§ WRITTEN PROBLEM:
Type out the data exactly as given. Skip any image.

§ SUPPLIED DATA:
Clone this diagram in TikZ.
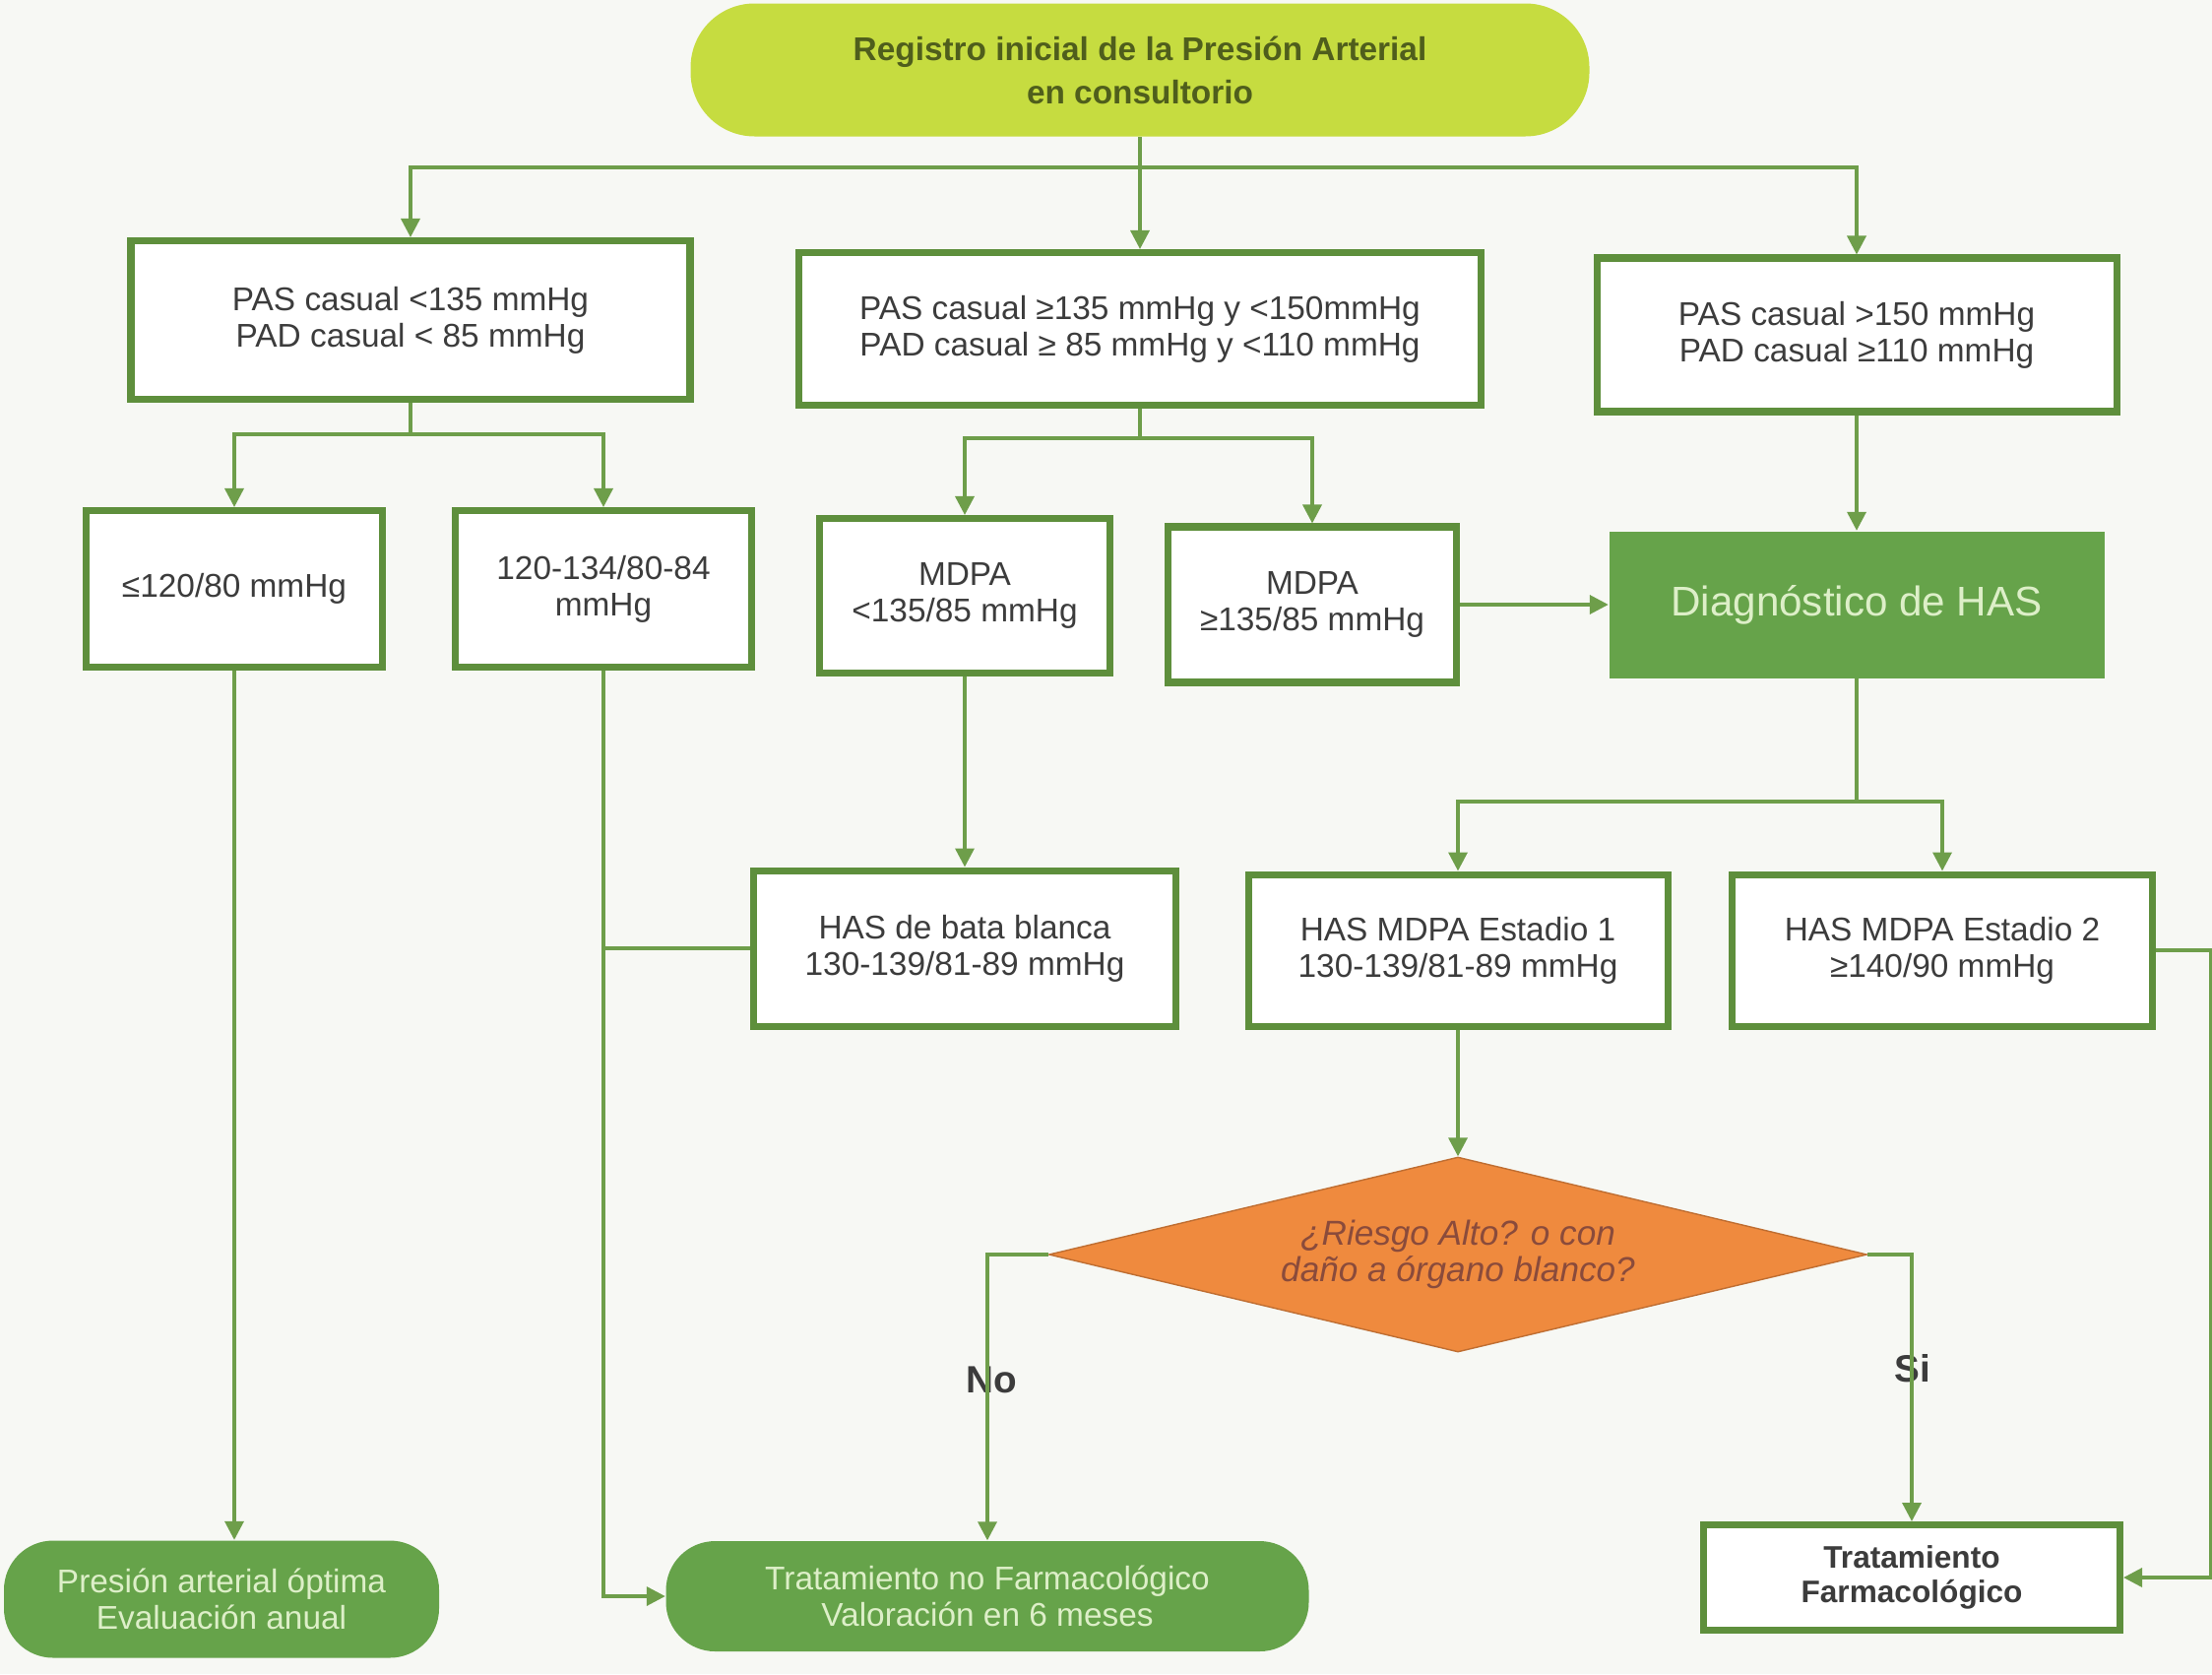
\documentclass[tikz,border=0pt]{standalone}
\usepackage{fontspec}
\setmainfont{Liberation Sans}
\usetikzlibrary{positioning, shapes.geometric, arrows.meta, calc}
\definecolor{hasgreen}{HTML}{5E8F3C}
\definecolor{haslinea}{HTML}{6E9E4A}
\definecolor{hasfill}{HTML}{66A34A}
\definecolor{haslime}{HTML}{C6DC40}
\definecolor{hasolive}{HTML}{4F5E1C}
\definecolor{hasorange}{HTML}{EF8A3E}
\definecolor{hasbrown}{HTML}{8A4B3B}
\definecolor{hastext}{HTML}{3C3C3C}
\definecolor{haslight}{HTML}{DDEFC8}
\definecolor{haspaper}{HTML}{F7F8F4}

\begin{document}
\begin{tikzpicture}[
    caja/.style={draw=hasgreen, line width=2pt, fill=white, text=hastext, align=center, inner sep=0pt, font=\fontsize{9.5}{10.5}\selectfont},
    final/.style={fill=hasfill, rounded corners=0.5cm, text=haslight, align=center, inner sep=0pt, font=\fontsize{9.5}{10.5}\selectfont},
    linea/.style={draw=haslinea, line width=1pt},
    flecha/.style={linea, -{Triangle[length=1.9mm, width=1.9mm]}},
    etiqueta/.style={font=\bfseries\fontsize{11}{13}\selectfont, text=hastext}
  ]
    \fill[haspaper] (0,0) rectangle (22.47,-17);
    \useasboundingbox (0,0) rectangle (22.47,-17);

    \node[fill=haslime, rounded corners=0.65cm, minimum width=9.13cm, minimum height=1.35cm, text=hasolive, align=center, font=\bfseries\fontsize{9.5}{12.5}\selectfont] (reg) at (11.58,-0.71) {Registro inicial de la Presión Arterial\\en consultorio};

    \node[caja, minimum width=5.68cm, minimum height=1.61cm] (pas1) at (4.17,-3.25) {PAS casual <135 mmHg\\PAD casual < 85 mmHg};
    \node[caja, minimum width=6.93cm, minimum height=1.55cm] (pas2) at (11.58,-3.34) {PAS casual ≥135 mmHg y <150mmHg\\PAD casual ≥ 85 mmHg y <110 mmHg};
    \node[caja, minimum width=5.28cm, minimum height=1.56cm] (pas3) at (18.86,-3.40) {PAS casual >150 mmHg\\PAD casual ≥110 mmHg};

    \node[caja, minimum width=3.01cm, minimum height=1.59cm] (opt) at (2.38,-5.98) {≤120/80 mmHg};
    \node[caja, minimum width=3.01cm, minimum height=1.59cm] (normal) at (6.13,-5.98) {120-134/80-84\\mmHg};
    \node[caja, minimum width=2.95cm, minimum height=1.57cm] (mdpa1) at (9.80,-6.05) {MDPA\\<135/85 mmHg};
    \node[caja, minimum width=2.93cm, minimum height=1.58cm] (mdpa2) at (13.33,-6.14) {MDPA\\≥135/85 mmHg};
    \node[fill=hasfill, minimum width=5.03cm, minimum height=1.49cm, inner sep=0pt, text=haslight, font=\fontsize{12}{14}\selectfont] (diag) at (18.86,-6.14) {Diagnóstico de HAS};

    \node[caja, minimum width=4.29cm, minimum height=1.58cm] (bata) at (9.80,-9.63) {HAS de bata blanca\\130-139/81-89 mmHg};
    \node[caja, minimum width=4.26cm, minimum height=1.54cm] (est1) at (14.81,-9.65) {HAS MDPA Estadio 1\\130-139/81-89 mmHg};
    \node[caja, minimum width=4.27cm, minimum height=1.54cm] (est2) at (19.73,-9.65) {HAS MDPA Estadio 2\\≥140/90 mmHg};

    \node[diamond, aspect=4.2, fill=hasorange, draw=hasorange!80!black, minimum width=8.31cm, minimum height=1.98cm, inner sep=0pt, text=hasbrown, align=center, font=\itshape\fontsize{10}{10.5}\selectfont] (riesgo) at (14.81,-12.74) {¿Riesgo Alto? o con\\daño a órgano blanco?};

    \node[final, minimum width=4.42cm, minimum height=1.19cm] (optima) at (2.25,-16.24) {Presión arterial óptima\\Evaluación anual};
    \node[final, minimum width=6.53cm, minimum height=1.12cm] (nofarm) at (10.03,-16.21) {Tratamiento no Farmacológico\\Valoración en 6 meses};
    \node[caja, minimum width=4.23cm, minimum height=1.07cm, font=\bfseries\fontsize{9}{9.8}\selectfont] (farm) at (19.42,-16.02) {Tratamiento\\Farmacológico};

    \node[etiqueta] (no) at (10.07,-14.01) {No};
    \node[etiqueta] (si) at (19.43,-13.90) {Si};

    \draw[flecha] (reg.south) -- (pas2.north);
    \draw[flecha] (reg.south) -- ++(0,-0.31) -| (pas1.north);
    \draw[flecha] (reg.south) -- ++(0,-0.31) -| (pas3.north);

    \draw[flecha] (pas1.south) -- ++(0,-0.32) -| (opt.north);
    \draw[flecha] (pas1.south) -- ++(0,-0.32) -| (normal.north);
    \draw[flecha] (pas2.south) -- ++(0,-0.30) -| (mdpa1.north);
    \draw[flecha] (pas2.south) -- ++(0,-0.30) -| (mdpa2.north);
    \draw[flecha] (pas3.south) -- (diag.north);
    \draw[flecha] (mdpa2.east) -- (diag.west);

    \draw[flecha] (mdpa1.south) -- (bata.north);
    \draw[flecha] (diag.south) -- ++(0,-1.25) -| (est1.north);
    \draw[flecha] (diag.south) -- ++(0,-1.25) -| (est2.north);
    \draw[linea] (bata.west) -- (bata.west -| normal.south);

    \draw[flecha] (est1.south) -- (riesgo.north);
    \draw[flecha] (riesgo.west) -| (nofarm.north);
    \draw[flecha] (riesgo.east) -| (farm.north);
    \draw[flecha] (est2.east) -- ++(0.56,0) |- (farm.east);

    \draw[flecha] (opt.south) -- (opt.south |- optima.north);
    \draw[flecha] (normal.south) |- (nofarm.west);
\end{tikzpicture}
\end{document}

§ WRITTEN SOLUTION:
Clone this diagram in TikZ.
\documentclass[tikz,border=0pt]{standalone}
\usepackage{fontspec}
\setmainfont{Liberation Sans}
\usetikzlibrary{positioning, shapes.geometric, arrows.meta, calc}
\definecolor{hasgreen}{HTML}{5E8F3C}
\definecolor{haslinea}{HTML}{6E9E4A}
\definecolor{hasfill}{HTML}{66A34A}
\definecolor{haslime}{HTML}{C6DC40}
\definecolor{hasolive}{HTML}{4F5E1C}
\definecolor{hasorange}{HTML}{EF8A3E}
\definecolor{hasbrown}{HTML}{8A4B3B}
\definecolor{hastext}{HTML}{3C3C3C}
\definecolor{haslight}{HTML}{DDEFC8}
\definecolor{haspaper}{HTML}{F7F8F4}

\begin{document}
\begin{tikzpicture}[
    caja/.style={draw=hasgreen, line width=2pt, fill=white, text=hastext, align=center, inner sep=0pt, font=\fontsize{9.5}{10.5}\selectfont},
    final/.style={fill=hasfill, rounded corners=0.5cm, text=haslight, align=center, inner sep=0pt, font=\fontsize{9.5}{10.5}\selectfont},
    linea/.style={draw=haslinea, line width=1pt},
    flecha/.style={linea, -{Triangle[length=1.9mm, width=1.9mm]}},
    etiqueta/.style={font=\bfseries\fontsize{11}{13}\selectfont, text=hastext}
  ]
    \fill[haspaper] (0,0) rectangle (22.47,-17);
    \useasboundingbox (0,0) rectangle (22.47,-17);

    \node[fill=haslime, rounded corners=0.65cm, minimum width=9.13cm, minimum height=1.35cm, text=hasolive, align=center, font=\bfseries\fontsize{9.5}{12.5}\selectfont] (reg) at (11.58,-0.71) {Registro inicial de la Presión Arterial\\en consultorio};

    \node[caja, minimum width=5.68cm, minimum height=1.61cm] (pas1) at (4.17,-3.25) {PAS casual <135 mmHg\\PAD casual < 85 mmHg};
    \node[caja, minimum width=6.93cm, minimum height=1.55cm] (pas2) at (11.58,-3.34) {PAS casual ≥135 mmHg y <150mmHg\\PAD casual ≥ 85 mmHg y <110 mmHg};
    \node[caja, minimum width=5.28cm, minimum height=1.56cm] (pas3) at (18.86,-3.40) {PAS casual >150 mmHg\\PAD casual ≥110 mmHg};

    \node[caja, minimum width=3.01cm, minimum height=1.59cm] (opt) at (2.38,-5.98) {≤120/80 mmHg};
    \node[caja, minimum width=3.01cm, minimum height=1.59cm] (normal) at (6.13,-5.98) {120-134/80-84\\mmHg};
    \node[caja, minimum width=2.95cm, minimum height=1.57cm] (mdpa1) at (9.80,-6.05) {MDPA\\<135/85 mmHg};
    \node[caja, minimum width=2.93cm, minimum height=1.58cm] (mdpa2) at (13.33,-6.14) {MDPA\\≥135/85 mmHg};
    \node[fill=hasfill, minimum width=5.03cm, minimum height=1.49cm, inner sep=0pt, text=haslight, font=\fontsize{12}{14}\selectfont] (diag) at (18.86,-6.14) {Diagnóstico de HAS};

    \node[caja, minimum width=4.29cm, minimum height=1.58cm] (bata) at (9.80,-9.63) {HAS de bata blanca\\130-139/81-89 mmHg};
    \node[caja, minimum width=4.26cm, minimum height=1.54cm] (est1) at (14.81,-9.65) {HAS MDPA Estadio 1\\130-139/81-89 mmHg};
    \node[caja, minimum width=4.27cm, minimum height=1.54cm] (est2) at (19.73,-9.65) {HAS MDPA Estadio 2\\≥140/90 mmHg};

    \node[diamond, aspect=4.2, fill=hasorange, draw=hasorange!80!black, minimum width=8.31cm, minimum height=1.98cm, inner sep=0pt, text=hasbrown, align=center, font=\itshape\fontsize{10}{10.5}\selectfont] (riesgo) at (14.81,-12.74) {¿Riesgo Alto? o con\\daño a órgano blanco?};

    \node[final, minimum width=4.42cm, minimum height=1.19cm] (optima) at (2.25,-16.24) {Presión arterial óptima\\Evaluación anual};
    \node[final, minimum width=6.53cm, minimum height=1.12cm] (nofarm) at (10.03,-16.21) {Tratamiento no Farmacológico\\Valoración en 6 meses};
    \node[caja, minimum width=4.23cm, minimum height=1.07cm, font=\bfseries\fontsize{9}{9.8}\selectfont] (farm) at (19.42,-16.02) {Tratamiento\\Farmacológico};

    \node[etiqueta] (no) at (10.07,-14.01) {No};
    \node[etiqueta] (si) at (19.43,-13.90) {Si};

    \draw[flecha] (reg.south) -- (pas2.north);
    \draw[flecha] (reg.south) -- ++(0,-0.31) -| (pas1.north);
    \draw[flecha] (reg.south) -- ++(0,-0.31) -| (pas3.north);

    \draw[flecha] (pas1.south) -- ++(0,-0.32) -| (opt.north);
    \draw[flecha] (pas1.south) -- ++(0,-0.32) -| (normal.north);
    \draw[flecha] (pas2.south) -- ++(0,-0.30) -| (mdpa1.north);
    \draw[flecha] (pas2.south) -- ++(0,-0.30) -| (mdpa2.north);
    \draw[flecha] (pas3.south) -- (diag.north);
    \draw[flecha] (mdpa2.east) -- (diag.west);

    \draw[flecha] (mdpa1.south) -- (bata.north);
    \draw[flecha] (diag.south) -- ++(0,-1.25) -| (est1.north);
    \draw[flecha] (diag.south) -- ++(0,-1.25) -| (est2.north);
    \draw[linea] (bata.west) -- (bata.west -| normal.south);

    \draw[flecha] (est1.south) -- (riesgo.north);
    \draw[flecha] (riesgo.west) -| (nofarm.north);
    \draw[flecha] (riesgo.east) -| (farm.north);
    \draw[flecha] (est2.east) -- ++(0.56,0) |- (farm.east);

    \draw[flecha] (opt.south) -- (opt.south |- optima.north);
    \draw[flecha] (normal.south) |- (nofarm.west);
\end{tikzpicture}
\end{document}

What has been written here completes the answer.